Sekretaris Kabupaten Kutai Timur (Kutim), Rizali Hadi. (ist)SANGATTA – Pemerintah Kabupaten Kutai Timur (Kutim) menghadapi tekanan fiskal besar menjelang penetapan APBD 2026. Sekretaris Kabupaten (Seskab) Kutim, Rizali Hadi, mengungkapkan bahwa asumsi anggaran yang sebelumnya dipatok Rp 11 triliun kini harus direvisi turun secara signifikan.
Perli diketahui, proyeksi sementara APBD Kutim 2026 dikisaran angka Rp4,8 miliar meskipun belum final, angka tersebut melangami terjun bebas jika dibandingkan dengan APBD tahun 2024 yang mencapai lebih dari Rp14 triliun, atau APBD 2025 yang berada di kisaran Rp8 triliun.
Sehingga, lanjut Rizali, kondisi ini membuat pemerintah sangat memutar otak. Bahkan, berbagai upaya strategi dilakukan dalam menghadapi persoalan itu, salah satunya menyesuaikan kembali anggaran belanja daerah. Misalnya pada plafon anggaran Tunjangan Penghasilan Pegawai (TPP) ASN, itu juga terancam disesuaikan.

“Perencanaan tahun lalu, asumsi anggaran kita di angka 11 triliun. Sekarang, kalau anggaran kita menurun, belanja pegawai, terutama untuk TPP itu menyesuaikan kemampuan keuangan daerah,” ucapnya.
Ia menegaskan bahwa belanja wajib seperti gaji ASN tidak akan berubah karena sudah ditetapkan oleh pemerintah pusat. Namun pos anggaran lain, termasuk TPP, mengikuti kemampuan fiskal Kutim.
“Untuk tahun 2026 ini, kita betul-betul harus press sekali. Harus memperhitungkan betul kemampuan keuangan fiskal kita,” jelasnya.
Rizali menyebut komposisi PNS dan PPPK masih dalam proses perhitungan. Kutim juga menunggu kejelasan dari Kementerian Keuangan terkait besaran dana belanja pegawai yang bisa ditopang pusat.
“Tapi belanja pegawai itu tidak boleh melebihi 30 persen dari APBD, itu patokannya kita,” ujarnya.
Meski isu penurunan TPP beredar luas, Rizali memastikan belum ada keputusan resmi. Namun ia tidak menampik bahwa penyesuaian sangat mungkin terjadi.
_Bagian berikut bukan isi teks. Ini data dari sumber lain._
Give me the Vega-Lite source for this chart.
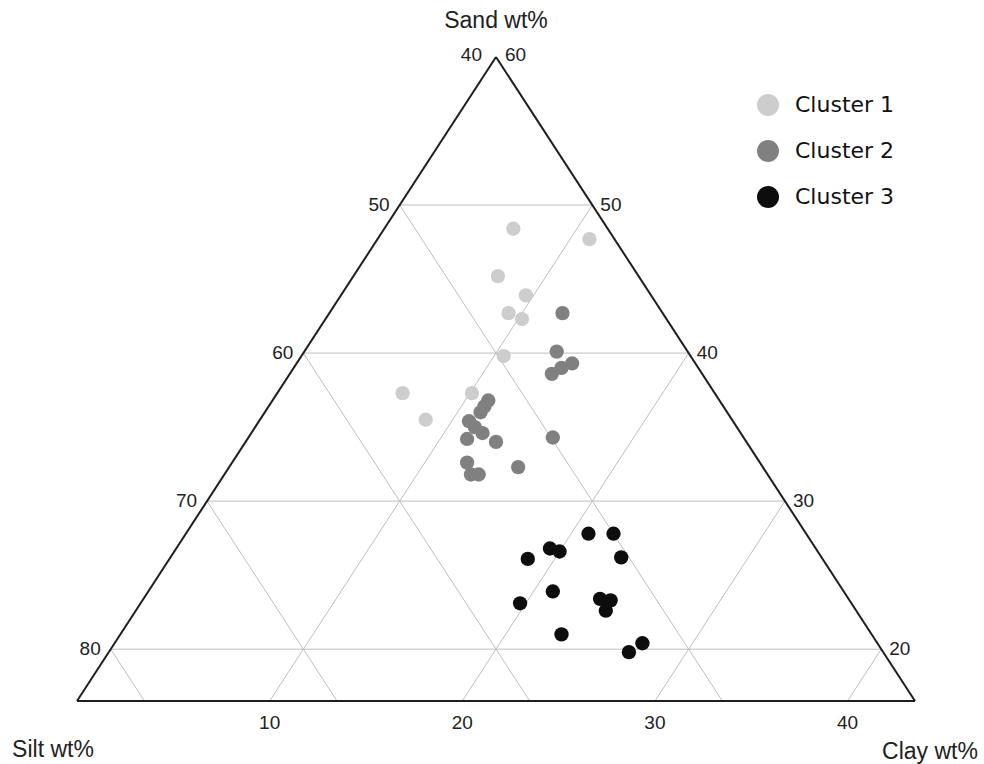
{
  "$schema": "https://vega.github.io/schema/vega-lite/v6.json",
  "width": 838,
  "height": 644,
  "autosize": {"type": "none"},
  "padding": {"left": 77, "top": 57, "right": 69, "bottom": 63},
  "background": "white",
  "config": {
    "view": {"stroke": null},
    "legend": {
      "orient": "none",
      "legendX": 680,
      "legendY": 37,
      "title": null,
      "symbolType": "circle",
      "symbolSize": 484,
      "symbolStrokeWidth": 0,
      "symbolOpacity": 1,
      "labelFont": "DejaVu Sans",
      "labelFontSize": 22,
      "labelColor": "#111111",
      "labelOffset": 16,
      "rowPadding": 24,
      "padding": 0
    }
  },
  "datasets": {
    "points": [
      {"cluster": "Cluster 1", "sand": 48.4, "clay": 6.7, "silt": 44.9},
      {"cluster": "Cluster 1", "sand": 47.7, "clay": 11.0, "silt": 41.3},
      {"cluster": "Cluster 1", "sand": 45.2, "clay": 7.5, "silt": 47.3},
      {"cluster": "Cluster 1", "sand": 43.9, "clay": 9.6, "silt": 46.5},
      {"cluster": "Cluster 1", "sand": 42.7, "clay": 9.3, "silt": 48.0},
      {"cluster": "Cluster 1", "sand": 42.3, "clay": 10.2, "silt": 47.5},
      {"cluster": "Cluster 1", "sand": 39.8, "clay": 10.5, "silt": 49.7},
      {"cluster": "Cluster 1", "sand": 37.3, "clay": 6.5, "silt": 56.2},
      {"cluster": "Cluster 1", "sand": 37.3, "clay": 10.1, "silt": 52.6},
      {"cluster": "Cluster 1", "sand": 35.5, "clay": 8.6, "silt": 55.9},
      {"cluster": "Cluster 2", "sand": 42.7, "clay": 12.1, "silt": 45.2},
      {"cluster": "Cluster 2", "sand": 40.1, "clay": 13.1, "silt": 46.8},
      {"cluster": "Cluster 2", "sand": 39.3, "clay": 14.3, "silt": 46.4},
      {"cluster": "Cluster 2", "sand": 39.0, "clay": 13.9, "silt": 47.1},
      {"cluster": "Cluster 2", "sand": 38.6, "clay": 13.6, "silt": 47.8},
      {"cluster": "Cluster 2", "sand": 36.8, "clay": 11.2, "silt": 52.0},
      {"cluster": "Cluster 2", "sand": 36.4, "clay": 11.2, "silt": 52.4},
      {"cluster": "Cluster 2", "sand": 36.0, "clay": 11.2, "silt": 52.8},
      {"cluster": "Cluster 2", "sand": 35.4, "clay": 10.9, "silt": 53.7},
      {"cluster": "Cluster 2", "sand": 35.0, "clay": 11.4, "silt": 53.6},
      {"cluster": "Cluster 2", "sand": 34.6, "clay": 12.0, "silt": 53.4},
      {"cluster": "Cluster 2", "sand": 34.2, "clay": 11.4, "silt": 54.4},
      {"cluster": "Cluster 2", "sand": 34.0, "clay": 13.0, "silt": 53.0},
      {"cluster": "Cluster 2", "sand": 34.3, "clay": 15.8, "silt": 49.9},
      {"cluster": "Cluster 2", "sand": 32.6, "clay": 12.2, "silt": 55.2},
      {"cluster": "Cluster 2", "sand": 32.3, "clay": 15.0, "silt": 52.7},
      {"cluster": "Cluster 2", "sand": 31.8, "clay": 12.8, "silt": 55.4},
      {"cluster": "Cluster 2", "sand": 31.8, "clay": 13.2, "silt": 55.0},
      {"cluster": "Cluster 3", "sand": 27.8, "clay": 20.9, "silt": 51.3},
      {"cluster": "Cluster 3", "sand": 27.8, "clay": 22.2, "silt": 50.0},
      {"cluster": "Cluster 3", "sand": 26.8, "clay": 19.4, "silt": 53.8},
      {"cluster": "Cluster 3", "sand": 26.6, "clay": 20.0, "silt": 53.4},
      {"cluster": "Cluster 3", "sand": 26.1, "clay": 18.6, "silt": 55.3},
      {"cluster": "Cluster 3", "sand": 26.2, "clay": 23.4, "silt": 50.4},
      {"cluster": "Cluster 3", "sand": 23.9, "clay": 21.0, "silt": 55.1},
      {"cluster": "Cluster 3", "sand": 23.4, "clay": 23.7, "silt": 52.9},
      {"cluster": "Cluster 3", "sand": 23.3, "clay": 24.3, "silt": 52.4},
      {"cluster": "Cluster 3", "sand": 22.6, "clay": 24.4, "silt": 53.0},
      {"cluster": "Cluster 3", "sand": 23.1, "clay": 19.7, "silt": 57.2},
      {"cluster": "Cluster 3", "sand": 21.0, "clay": 22.9, "silt": 56.1},
      {"cluster": "Cluster 3", "sand": 20.4, "clay": 27.4, "silt": 52.2},
      {"cluster": "Cluster 3", "sand": 19.8, "clay": 27.0, "silt": 53.2}
    ],
    "grid": [
      {"kind": "sand", "s1": 50, "c1": 0, "s2": 50, "c2": 10},
      {"kind": "sand", "s1": 40, "c1": 0, "s2": 40, "c2": 20},
      {"kind": "sand", "s1": 30, "c1": 0, "s2": 30, "c2": 30},
      {"kind": "sand", "s1": 20, "c1": 0, "s2": 20, "c2": 40},
      {"kind": "clay", "s1": 16.5, "c1": 10, "s2": 50, "c2": 10},
      {"kind": "clay", "s1": 16.5, "c1": 20, "s2": 40, "c2": 20},
      {"kind": "clay", "s1": 16.5, "c1": 30, "s2": 30, "c2": 30},
      {"kind": "clay", "s1": 16.5, "c1": 40, "s2": 20, "c2": 40},
      {"kind": "silt", "s1": 50, "c1": 0, "s2": 16.5, "c2": 33.5},
      {"kind": "silt", "s1": 40, "c1": 0, "s2": 16.5, "c2": 23.5},
      {"kind": "silt", "s1": 30, "c1": 0, "s2": 16.5, "c2": 13.5},
      {"kind": "silt", "s1": 20, "c1": 0, "s2": 16.5, "c2": 3.5}
    ],
    "frame": [
      {"s1": 60, "c1": 0, "s2": 16.5, "c2": 0},
      {"s1": 16.5, "c1": 0, "s2": 16.5, "c2": 43.5},
      {"s1": 16.5, "c1": 43.5, "s2": 60, "c2": 0}
    ],
    "labels": [
      {"side": "apexL", "lab": "40", "sand": 60, "clay": 0},
      {"side": "apexR", "lab": "60", "sand": 60, "clay": 0},
      {"side": "left", "lab": "50", "sand": 50, "clay": 0},
      {"side": "left", "lab": "60", "sand": 40, "clay": 0},
      {"side": "left", "lab": "70", "sand": 30, "clay": 0},
      {"side": "left", "lab": "80", "sand": 20, "clay": 0},
      {"side": "right", "lab": "50", "sand": 50, "clay": 10},
      {"side": "right", "lab": "40", "sand": 40, "clay": 20},
      {"side": "right", "lab": "30", "sand": 30, "clay": 30},
      {"side": "right", "lab": "20", "sand": 20, "clay": 40},
      {"side": "bottom", "lab": "10", "sand": 16.5, "clay": 10},
      {"side": "bottom", "lab": "20", "sand": 16.5, "clay": 20},
      {"side": "bottom", "lab": "30", "sand": 16.5, "clay": 30},
      {"side": "bottom", "lab": "40", "sand": 16.5, "clay": 40},
      {"side": "titleSand", "lab": "Sand wt%", "sand": 60, "clay": 0},
      {"side": "titleSilt", "lab": "Silt wt%", "sand": 16.5, "clay": 0},
      {"side": "titleClay", "lab": "Clay wt%", "sand": 16.5, "clay": 43.5}
    ]
  },
  "encoding": {
    "x": {"field": "x", "type": "quantitative", "scale": {"domain": [8.25, 51.75], "nice": false, "zero": false}, "axis": null},
    "y": {"field": "y", "type": "quantitative", "scale": {"domain": [16.5, 60], "nice": false, "zero": false}, "axis": null}
  },
  "layer": [
    {
      "data": {"name": "grid"},
      "transform": [
        {"calculate": "datum.c1 + datum.s1 / 2", "as": "x"},
        {"calculate": "datum.s1", "as": "y"},
        {"calculate": "datum.c2 + datum.s2 / 2", "as": "xe"},
        {"calculate": "datum.s2", "as": "ye"}
      ],
      "mark": {"type": "rule", "color": "#bebebe", "strokeWidth": 1},
      "encoding": {"x2": {"field": "xe"}, "y2": {"field": "ye"}}
    },
    {
      "data": {"name": "frame"},
      "transform": [
        {"calculate": "datum.c1 + datum.s1 / 2", "as": "x"},
        {"calculate": "datum.s1", "as": "y"},
        {"calculate": "datum.c2 + datum.s2 / 2", "as": "xe"},
        {"calculate": "datum.s2", "as": "ye"}
      ],
      "mark": {"type": "rule", "color": "#1e1e1e", "strokeWidth": 2},
      "encoding": {"x2": {"field": "xe"}, "y2": {"field": "ye"}}
    },
    {
      "data": {"name": "points"},
      "transform": [
        {"calculate": "datum.clay + datum.sand / 2", "as": "x"},
        {"calculate": "datum.sand", "as": "y"}
      ],
      "mark": {"type": "circle", "size": 205, "opacity": 1},
      "encoding": {
        "color": {
          "field": "cluster",
          "type": "nominal",
          "scale": {"domain": ["Cluster 1", "Cluster 2", "Cluster 3"], "range": ["#cdcdcd", "#808080", "#0d0d0d"]}
        }
      }
    },
    {
      "data": {"name": "labels"},
      "transform": [
        {"filter": "datum.side === 'left'"},
        {"calculate": "datum.clay + datum.sand / 2", "as": "x"},
        {"calculate": "datum.sand", "as": "y"}
      ],
      "mark": {"type": "text", "align": "right", "baseline": "middle", "dx": -10, "font": "Liberation Sans", "fontSize": 19, "color": "#222222"},
      "encoding": {"text": {"field": "lab"}}
    },
    {
      "data": {"name": "labels"},
      "transform": [
        {"filter": "datum.side === 'right'"},
        {"calculate": "datum.clay + datum.sand / 2", "as": "x"},
        {"calculate": "datum.sand", "as": "y"}
      ],
      "mark": {"type": "text", "align": "left", "baseline": "middle", "dx": 8, "font": "Liberation Sans", "fontSize": 19, "color": "#222222"},
      "encoding": {"text": {"field": "lab"}}
    },
    {
      "data": {"name": "labels"},
      "transform": [
        {"filter": "datum.side === 'bottom'"},
        {"calculate": "datum.clay + datum.sand / 2", "as": "x"},
        {"calculate": "datum.sand", "as": "y"}
      ],
      "mark": {"type": "text", "align": "center", "baseline": "middle", "dy": 22, "font": "Liberation Sans", "fontSize": 19, "color": "#222222"},
      "encoding": {"text": {"field": "lab"}}
    },
    {
      "data": {"name": "labels"},
      "transform": [
        {"filter": "datum.side === 'apexL'"},
        {"calculate": "datum.clay + datum.sand / 2", "as": "x"},
        {"calculate": "datum.sand", "as": "y"}
      ],
      "mark": {"type": "text", "align": "right", "baseline": "middle", "dx": -14, "dy": -2, "font": "Liberation Sans", "fontSize": 19, "color": "#222222"},
      "encoding": {"text": {"field": "lab"}}
    },
    {
      "data": {"name": "labels"},
      "transform": [
        {"filter": "datum.side === 'apexR'"},
        {"calculate": "datum.clay + datum.sand / 2", "as": "x"},
        {"calculate": "datum.sand", "as": "y"}
      ],
      "mark": {"type": "text", "align": "left", "baseline": "middle", "dx": 9, "dy": -2, "font": "Liberation Sans", "fontSize": 19, "color": "#222222"},
      "encoding": {"text": {"field": "lab"}}
    },
    {
      "data": {"name": "labels"},
      "transform": [
        {"filter": "datum.side === 'titleSand'"},
        {"calculate": "datum.clay + datum.sand / 2", "as": "x"},
        {"calculate": "datum.sand", "as": "y"}
      ],
      "mark": {"type": "text", "align": "center", "baseline": "middle", "dy": -36, "font": "Liberation Sans", "fontSize": 23, "color": "#222222"},
      "encoding": {"text": {"field": "lab"}}
    },
    {
      "data": {"name": "labels"},
      "transform": [
        {"filter": "datum.side === 'titleSilt'"},
        {"calculate": "datum.clay + datum.sand / 2", "as": "x"},
        {"calculate": "datum.sand", "as": "y"}
      ],
      "mark": {"type": "text", "align": "center", "baseline": "middle", "dx": -24, "dy": 49, "font": "Liberation Sans", "fontSize": 23, "color": "#222222"},
      "encoding": {"text": {"field": "lab"}}
    },
    {
      "data": {"name": "labels"},
      "transform": [
        {"filter": "datum.side === 'titleClay'"},
        {"calculate": "datum.clay + datum.sand / 2", "as": "x"},
        {"calculate": "datum.sand", "as": "y"}
      ],
      "mark": {"type": "text", "align": "center", "baseline": "middle", "dx": 15, "dy": 51, "font": "Liberation Sans", "fontSize": 23, "color": "#222222"},
      "encoding": {"text": {"field": "lab"}}
    }
  ]
}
“Ya, kalau untuk TPP, kita menyesuaikan kemampuan keuangan daerah. Intinya di situ,” ucapnya.
Penurunan APBD disebut dipicu melemahnya dana transfer pusat, terutama Dana Bagi Hasil (DBH) dari perkebunan dan pertambangan. Kondisi serupa juga dialami sejumlah daerah di Kaltim yang bergantung pada DBH.
“Penurunan DBH ini sangat memengaruhi APBD kita. Kami terus berkoordinasi dengan Pemerintah Provinsi dan pusat untuk mencari solusi terbaik,” katanya.